* Data lines *
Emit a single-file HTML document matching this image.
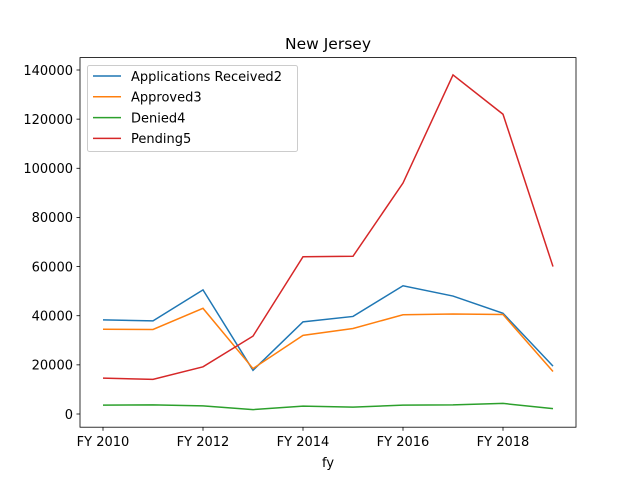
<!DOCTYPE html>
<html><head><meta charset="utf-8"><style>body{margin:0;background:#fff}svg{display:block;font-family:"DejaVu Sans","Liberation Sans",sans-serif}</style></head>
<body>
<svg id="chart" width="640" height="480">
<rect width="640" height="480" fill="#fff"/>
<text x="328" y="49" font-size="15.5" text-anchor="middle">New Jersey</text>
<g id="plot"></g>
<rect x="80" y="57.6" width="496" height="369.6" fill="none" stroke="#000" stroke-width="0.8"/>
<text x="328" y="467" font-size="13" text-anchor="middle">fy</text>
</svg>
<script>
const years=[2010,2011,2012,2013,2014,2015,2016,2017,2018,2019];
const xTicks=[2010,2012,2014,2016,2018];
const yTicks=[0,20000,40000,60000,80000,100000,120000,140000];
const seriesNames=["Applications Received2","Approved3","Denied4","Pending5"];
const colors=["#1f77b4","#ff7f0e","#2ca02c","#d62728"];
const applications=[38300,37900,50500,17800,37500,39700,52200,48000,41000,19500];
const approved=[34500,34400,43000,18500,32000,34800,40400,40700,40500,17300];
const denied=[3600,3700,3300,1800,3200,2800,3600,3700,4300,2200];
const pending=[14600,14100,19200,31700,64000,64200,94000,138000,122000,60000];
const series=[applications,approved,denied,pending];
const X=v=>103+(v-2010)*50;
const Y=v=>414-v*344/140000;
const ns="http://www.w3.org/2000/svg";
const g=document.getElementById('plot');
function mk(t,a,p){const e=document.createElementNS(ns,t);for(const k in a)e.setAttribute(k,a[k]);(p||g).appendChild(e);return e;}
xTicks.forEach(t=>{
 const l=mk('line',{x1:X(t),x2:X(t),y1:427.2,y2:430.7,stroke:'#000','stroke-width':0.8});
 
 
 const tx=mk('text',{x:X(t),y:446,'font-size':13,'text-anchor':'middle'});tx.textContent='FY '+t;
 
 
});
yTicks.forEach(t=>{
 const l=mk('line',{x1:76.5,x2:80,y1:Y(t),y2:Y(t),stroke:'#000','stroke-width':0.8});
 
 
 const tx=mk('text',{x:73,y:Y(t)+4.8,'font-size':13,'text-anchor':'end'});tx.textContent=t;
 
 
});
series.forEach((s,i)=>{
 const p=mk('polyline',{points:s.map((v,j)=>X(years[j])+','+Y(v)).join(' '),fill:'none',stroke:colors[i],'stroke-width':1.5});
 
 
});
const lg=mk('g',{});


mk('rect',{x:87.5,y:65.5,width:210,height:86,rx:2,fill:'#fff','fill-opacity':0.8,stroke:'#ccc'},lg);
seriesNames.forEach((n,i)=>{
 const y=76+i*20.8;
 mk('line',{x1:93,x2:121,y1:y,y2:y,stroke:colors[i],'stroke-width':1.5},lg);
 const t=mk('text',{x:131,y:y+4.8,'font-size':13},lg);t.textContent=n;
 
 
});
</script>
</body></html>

* Directions *
Without the pictures, write out the whole listing above exactly as it appears.

* Result for this task *
Emit a single-file HTML document matching this image.
<!DOCTYPE html>
<html><head><meta charset="utf-8"><style>body{margin:0;background:#fff}svg{display:block;font-family:"DejaVu Sans","Liberation Sans",sans-serif}</style></head>
<body>
<svg id="chart" width="640" height="480">
<rect width="640" height="480" fill="#fff"/>
<text x="328" y="49" font-size="15.5" text-anchor="middle">New Jersey</text>
<g id="plot"></g>
<rect x="80" y="57.6" width="496" height="369.6" fill="none" stroke="#000" stroke-width="0.8"/>
<text x="328" y="467" font-size="13" text-anchor="middle">fy</text>
</svg>
<script>
const years=[2010,2011,2012,2013,2014,2015,2016,2017,2018,2019];
const xTicks=[2010,2012,2014,2016,2018];
const yTicks=[0,20000,40000,60000,80000,100000,120000,140000];
const seriesNames=["Applications Received2","Approved3","Denied4","Pending5"];
const colors=["#1f77b4","#ff7f0e","#2ca02c","#d62728"];
const applications=[38300,37900,50500,17800,37500,39700,52200,48000,41000,19500];
const approved=[34500,34400,43000,18500,32000,34800,40400,40700,40500,17300];
const denied=[3600,3700,3300,1800,3200,2800,3600,3700,4300,2200];
const pending=[14600,14100,19200,31700,64000,64200,94000,138000,122000,60000];
const series=[applications,approved,denied,pending];
const X=v=>103+(v-2010)*50;
const Y=v=>414-v*344/140000;
const ns="http://www.w3.org/2000/svg";
const g=document.getElementById('plot');
function mk(t,a,p){const e=document.createElementNS(ns,t);for(const k in a)e.setAttribute(k,a[k]);(p||g).appendChild(e);return e;}
xTicks.forEach(t=>{
 const l=mk('line',{x1:X(t),x2:X(t),y1:427.2,y2:430.7,stroke:'#000','stroke-width':0.8});
 
 
 const tx=mk('text',{x:X(t),y:446,'font-size':13,'text-anchor':'middle'});tx.textContent='FY '+t;
 
 
});
yTicks.forEach(t=>{
 const l=mk('line',{x1:76.5,x2:80,y1:Y(t),y2:Y(t),stroke:'#000','stroke-width':0.8});
 
 
 const tx=mk('text',{x:73,y:Y(t)+4.8,'font-size':13,'text-anchor':'end'});tx.textContent=t;
 
 
});
series.forEach((s,i)=>{
 const p=mk('polyline',{points:s.map((v,j)=>X(years[j])+','+Y(v)).join(' '),fill:'none',stroke:colors[i],'stroke-width':1.5});
 
 
});
const lg=mk('g',{});


mk('rect',{x:87.5,y:65.5,width:210,height:86,rx:2,fill:'#fff','fill-opacity':0.8,stroke:'#ccc'},lg);
seriesNames.forEach((n,i)=>{
 const y=76+i*20.8;
 mk('line',{x1:93,x2:121,y1:y,y2:y,stroke:colors[i],'stroke-width':1.5},lg);
 const t=mk('text',{x:131,y:y+4.8,'font-size':13},lg);t.textContent=n;
 
 
});
</script>
</body></html>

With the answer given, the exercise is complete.